Mix of loneliness, heart disease, and living alone

June 30, 2012 § Leave a comment

In the last two weeks many articles discussed the link between living alone and heart disease as well as living alone and loneliness. The discussions stemmed from the publication of two articles in the Archives of Internal Medicines. Skimming through the articles, I found that some journalists mixed the findings and concluded that yes, living alone leads to loneliness and heart disease and that living alone in older age is dangerous.

If we go at the source, the message is different.

The article on loneliness by the team of Carla Perissinotto at UCSF simply states that loneliness is “a predictor of functional decline and death,” in order words, your heath is not likely to improve if you feel lonely. In her sample of 1604 older adults only 18% lived alone, less than the national percentage of 30%. This study is useful simply to underscore that loneliness is not healthy. Let’s also remember that those living with others are often more likely to feel lonely compared to solo dwellers. This is one of the main arguments of Klinenenberg’s Going Solo.
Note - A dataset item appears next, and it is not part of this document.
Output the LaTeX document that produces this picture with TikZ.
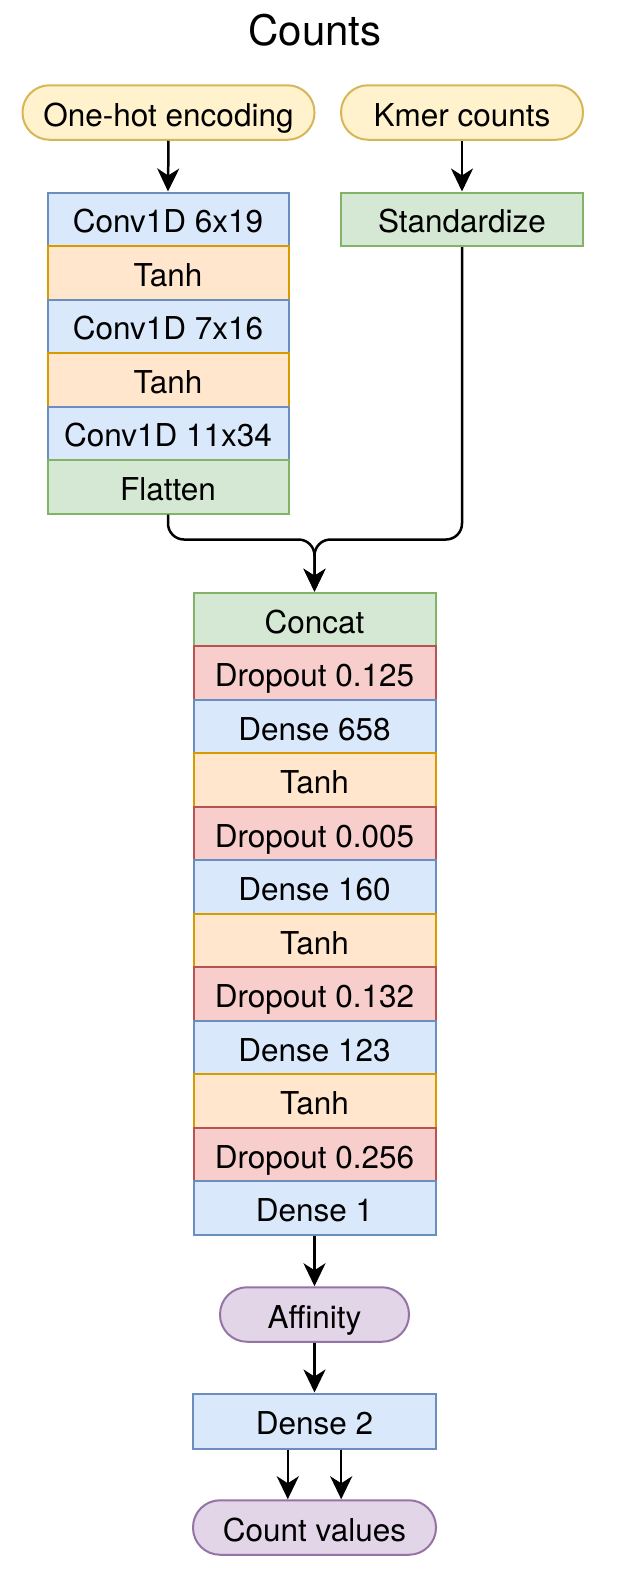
\documentclass[tikz,border=0pt]{standalone}
\usepackage{fontspec}
\setmainfont{TeX Gyre Heros}
\usetikzlibrary{arrows.meta}
\definecolor{bluefill}{HTML}{DAE8FC}\definecolor{bluedraw}{HTML}{6C8EBF}
\definecolor{orangefill}{HTML}{FFE6CC}\definecolor{orangedraw}{HTML}{D79B00}
\definecolor{greenfill}{HTML}{D5E8D4}\definecolor{greendraw}{HTML}{82B366}
\definecolor{redfill}{HTML}{F8CECC}\definecolor{reddraw}{HTML}{B85450}
\definecolor{yellowfill}{HTML}{FFF2CC}\definecolor{yellowdraw}{HTML}{D6B656}
\definecolor{purplefill}{HTML}{E1D5E7}\definecolor{purpledraw}{HTML}{9673A6}
\begin{document}
\begin{tikzpicture}[x=1pt,y=-1pt,
  lyr/.style={rectangle, draw, line width=2pt, minimum width=241pt, minimum height=53.5pt,
    inner sep=0pt, font=\fontsize{31.5}{36}\selectfont, text height=27pt, text depth=0pt},
  pill/.style={lyr, rounded corners=27pt, minimum height=54.5pt},
  bluebox/.style={lyr, fill=bluefill, draw=bluedraw},
  orangebox/.style={lyr, fill=orangefill, draw=orangedraw},
  greenbox/.style={lyr, fill=greenfill, draw=greendraw},
  redbox/.style={lyr, fill=redfill, draw=reddraw},
  yellowpill/.style={pill, fill=yellowfill, draw=yellowdraw},
  purplepill/.style={pill, fill=purplefill, draw=purpledraw},
  conn/.style={line width=2.5pt, -{Stealth[length=23pt,width=22pt,inset=7pt]}}
]
\useasboundingbox (0,0) rectangle (629,1580);

\node[font=\fontsize{42}{48}\selectfont, inner sep=0pt] (title) at (315,30) {Counts};

\node[yellowpill, minimum width=292pt] (oh) at (168.5,112.5) {One-hot encoding};
\node[yellowpill, minimum width=242pt] (km) at (462,112.5) {Kmer counts};

\node[bluebox] (c1) at (168,219.25) {Conv1D 6x19};
\node[orangebox] (t1) at (168,272.75) {Tanh};
\node[bluebox] (c2) at (168,326.25) {Conv1D 7x16};
\node[orangebox] (t2) at (168,379.75) {Tanh};
\node[bluebox] (c3) at (168,433.25) {Conv1D 11x34};
\node[greenbox] (fl) at (168,486.75) {Flatten};

\node[greenbox, minimum width=242pt] (st) at (462,219.25) {Standardize};

\node[greenbox, minimum width=242pt] (cc) at (314.5,619.5) {Concat};
\node[redbox, minimum width=242pt] (d1) at (314.5,673) {Dropout 0.125};
\node[bluebox, minimum width=242pt] (n1) at (314.5,726.5) {Dense 658};
\node[orangebox, minimum width=242pt] (t3) at (314.5,780) {Tanh};
\node[redbox, minimum width=242pt] (d2) at (314.5,833.5) {Dropout 0.005};
\node[bluebox, minimum width=242pt] (n2) at (314.5,887) {Dense 160};
\node[orangebox, minimum width=242pt] (t4) at (314.5,940.5) {Tanh};
\node[redbox, minimum width=242pt] (d3) at (314.5,994) {Dropout 0.132};
\node[bluebox, minimum width=242pt] (n3) at (314.5,1047.5) {Dense 123};
\node[orangebox, minimum width=242pt] (t5) at (314.5,1101) {Tanh};
\node[redbox, minimum width=242pt] (d4) at (314.5,1154.5) {Dropout 0.256};
\node[bluebox, minimum width=242pt] (n4) at (314.5,1208) {Dense 1};

\node[purplepill, minimum width=189pt] (af) at (314.5,1314.5) {Affinity};
\node[bluebox, minimum width=243pt, minimum height=55pt] (dd) at (314.5,1421) {Dense 2};
\node[purplepill, minimum width=243pt] (cv) at (314.5,1527.5) {Count values};

\coordinate (m) at (314.5,539.5);

\draw[conn] (oh.south) -- (c1.north);
\draw[conn] (km.south) -- (st.north);
\draw[conn, rounded corners=16pt] (fl.south) |- (m) -- (cc.north);
\draw[conn, rounded corners=16pt] (st.south) |- (m) -- (cc.north);
\draw[conn] (n4.south) -- (af.north);
\draw[conn] (af.south) -- (dd.north);
\draw[conn] ([xshift=-26.7pt]dd.south) -- ([xshift=-26.7pt]cv.north);
\draw[conn] ([xshift=26.7pt]dd.south) -- ([xshift=26.7pt]cv.north);
\end{tikzpicture}
\end{document}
I agree with this argument since I often heard from Klinenberg’s informants that they felt lonelier when living with someone else as I spent time with them as research assistant. Other studies cogently argued that adolescents and young adults tend to feel lonely more often that older adults. So loneliness is not confined to older adults and older solo dwellers.
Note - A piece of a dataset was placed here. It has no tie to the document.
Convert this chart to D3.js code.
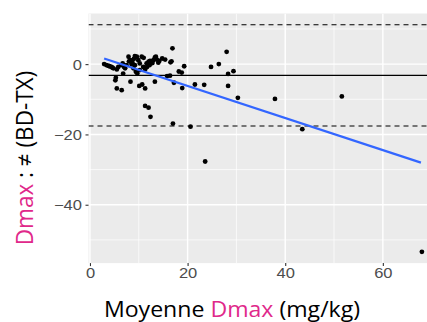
<!DOCTYPE html>
<html><head><meta charset="utf-8">
<script src="https://cdn.jsdelivr.net/npm/d3@7"></script>
<style>body{margin:0;background:#fff}svg{display:block}</style>
</head><body>
<svg id="c" width="427" height="322"></svg>
<script>
// data: mean Dmax (x) vs difference BD-TX (y)
const xs = [2.9,3.4,4.0,4.4,4.8,5.5,5.8,6.4,6.7,7.9,8.3,8.7,9.2,9.6,9.9,10.2,10.6,8.9,9.4,9.7,10.2,11.6,12.0,12.3,12.6,13.0,13.3,13.7,14.2,14.8,11.7,12.2,10.9,8.5,7.5,7.2,
  16.9,28.0,26.4,24.8,19.3,29.4,28.3,28.3,30.3,37.9,51.6,43.5,68.0,23.6,20.6,17.0,21.5,23.4,18.9,17.2,18.2,18.8,16.4,15.8,16.7,13.3,12.4,12.0,11.3,11.3,10.7,10.1,8.3,6.5,5.5,5.2,5.3,6.8,
  15.4,16.5,13.5,9.2,11.3,3.8,4.6,7.0,8.0,9.0,11.0,12.8,14.0];
const ys = [0,-0.3,-0.6,-0.8,-1.2,-1.5,-0.8,-0.3,0.2,2.1,1.1,0.4,-0.3,2.1,1.1,0.2,2.1,-1.2,-2.2,-2.7,-1.7,0.2,0.7,0.9,0.6,1.1,1.9,1.3,0.9,1.6,-0.8,-0.3,-0.8,0,-0.3,-1.2,
  4.5,3.5,0,-0.8,-0.6,-2.0,-2.8,-6.2,-9.6,-9.9,-9.2,-18.5,-53.4,-27.7,-17.8,-16.9,-5.8,-5.9,-6.8,-5.3,-2.1,-2.4,-3.3,-3.4,0.8,-5.0,-15.0,-12.4,-11.9,-6.9,-5.8,-6.2,-5.0,-7.4,-6.9,-4.6,-3.9,-2.7,
  1.3,0.5,2.1,2.3,-1.5,-0.5,-1.0,-0.8,0.8,1.5,1.8,0.3,0.4];
const meanDiff = -3.2, upperLoA = 11.2, lowerLoA = -17.6;
const fitX = [2.9, 67.8], fitY = [1.6, -28.0];
const xTicks = [0,20,40,60], xMinor = [10,30,50,70];
const yTicks = [0,-20,-40], yMinor = [10,-10,-30,-50];

const svg = d3.select("#c");
const L = 88.5, R = 438, T = 13.5, B = 263.1, SX = 1.18;
const x = d3.scaleLinear().domain([-0.3,71.3]).range([L,R]);
const y = d3.scaleLinear().domain([-56.6,14.4]).range([B,T]);
svg.append("clipPath").attr("id","pc").append("rect").attr("x",L).attr("y",T).attr("width",R-L).attr("height",B-T);
svg.append("rect").attr("x",L).attr("y",T).attr("width",R-L).attr("height",B-T).attr("fill","#EBEBEB");
const g = svg.append("g").attr("clip-path","url(#pc)");
g.selectAll(".xm").data(xMinor).join("line").attr("x1",d=>x(d)).attr("x2",d=>x(d)).attr("y1",T).attr("y2",B).attr("stroke","#fff").attr("stroke-width",0.7);
g.selectAll(".ym").data(yMinor).join("line").attr("y1",d=>y(d)).attr("y2",d=>y(d)).attr("x1",L).attr("x2",R).attr("stroke","#fff").attr("stroke-width",0.7);
g.selectAll(".xM").data(xTicks).join("line").attr("x1",d=>x(d)).attr("x2",d=>x(d)).attr("y1",T).attr("y2",B).attr("stroke","#fff").attr("stroke-width",1.4);
g.selectAll(".yM").data(yTicks).join("line").attr("y1",d=>y(d)).attr("y2",d=>y(d)).attr("x1",L).attr("x2",R).attr("stroke","#fff").attr("stroke-width",1.4);
// reference lines
g.append("line").attr("x1",L).attr("x2",R).attr("y1",y(meanDiff)).attr("y2",y(meanDiff)).attr("stroke","#000").attr("stroke-width",1.1);
[upperLoA, lowerLoA].forEach(v=>g.append("line").attr("x1",L).attr("x2",R).attr("y1",y(v)).attr("y2",y(v)).attr("stroke","#000").attr("stroke-width",1.1).attr("stroke-dasharray","5,4"));
// points
const pts = xs.map((v,i)=>[v,ys[i]]);
g.selectAll("circle").data(pts).join("circle").attr("cx",d=>x(d[0])).attr("cy",d=>y(d[1])).attr("r",2.4).attr("fill","#000");
// fit
g.append("line").attr("x1",x(fitX[0])).attr("y1",y(fitY[0])).attr("x2",x(fitX[1])).attr("y2",y(fitY[1])).attr("stroke","#3366FF").attr("stroke-width",2.3);
// axes
const xa = svg.append("g").attr("transform",`translate(0,${B})`).call(d3.axisBottom(x).tickValues(xTicks).tickSize(3).tickPadding(2).tickFormat(d3.format("d")));
const ya = svg.append("g").attr("transform",`translate(${L},0)`).call(d3.axisLeft(y).tickValues(yTicks).tickSize(3).tickPadding(3).tickFormat(d=>d<0?"\u2212"+Math.abs(d):d));
[xa,ya].forEach(a=>{a.select(".domain").remove();a.selectAll(".tick line").attr("stroke","#333").attr("stroke-width",1.1);
  a.selectAll(".tick text").attr("fill","#4D4D4D").attr("font-family","Liberation Sans, Arial, sans-serif").attr("font-size",14);});
xa.selectAll(".tick text").attr("dy","0.71em").attr("transform",`scale(${SX},1)`);
ya.selectAll(".tick text").attr("dy","0.35em").attr("transform",`translate(-3,0) scale(${SX},1) translate(3,0)`);
// titles
const pink = "#E0288A";
const xt = svg.append("text").attr("transform",`translate(232,317) scale(1.1,1)`).attr("text-anchor","middle")
  .attr("font-family","Open Sans, sans-serif").attr("font-size",21).attr("fill","#000");
xt.append("tspan").text("Moyenne ");
xt.append("tspan").attr("fill",pink).text("Dmax");
xt.append("tspan").text(" (mg/kg)");
const yt = svg.append("text").attr("transform",`translate(33,158) scale(1.04,1) rotate(-90)`).attr("text-anchor","middle")
  .attr("font-family","Open Sans, sans-serif").attr("font-size",22.5).attr("fill","#000");
yt.append("tspan").attr("fill",pink).text("Dmax");
yt.append("tspan").text(" : \u2260 (BD-TX)");
</script>
</body></html>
In the second article, the investigators – Udell et al. -used an international sample of 44,573 participants, 19% living alone. They concluded that “living alone was associated with increased mortality among all but the most elderly patients.” Older adults living alone were not as likely than other adults living alone to die of heart disease. Again, this is very interesting, but let’s not forget that it is really hard to draw any conclusion. So many factors may influence this finding. It would be very interesting to review the numbers by country. My sense is that social policies (like universal health care versus Medicare) may influence these data. So this is intriguing, but it is only one corner of a much bigger picture.